Blank Generation probably wouldn’t have been too bad a movie with a few professionals in front of the cameras. As it is, dialogue that could have been salvaged by actors savvy enough to mimic the machine gun patter of New Yorkers is instead delivered by real New Yorkers who are just self conscious enough to read their lines with an amateur’s sense of your-turn-then-my-turn pacing. And there's very little real story to deal with here, so the flaws are even more glaring.
So what is there about Blank Generation that makes it worthwhile? Plenty, actually. Edward Lachman and Atze Glanert’s breathtaking cinematography of a decaying New York in the late ’70s, on the verge of financial and social collapse, is worth the price of admission. The all-too-brief scenes of Hell and the Voidoids playing live at CBGBs are all the more precious with the closing of the club, and the footage of Andy Warhol playing himself in the film is absolutely compelling.

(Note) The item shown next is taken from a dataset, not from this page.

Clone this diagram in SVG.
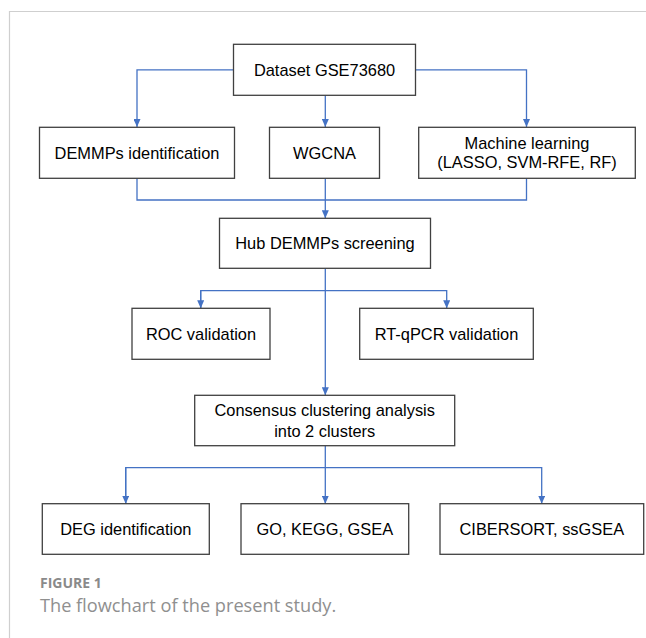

But the real draw here is the 45-minute interview with Hell, conducted by Luc Sante just last year, featuring a savagely honest critique of the film by its “star.” Hell’s fascinating insights into what was going on in his life and career and in the city itself make for a more compelling experience than the movie, which is far from terrible in the context of the avant cinema of the late ’70s and early ’80s.
If you have any affinity for the music and culture of the time, if you enjoy plotless, out-there movies, and especially if you’re a Richard Hell fan, there are just enough positives to recommend Blank Generation.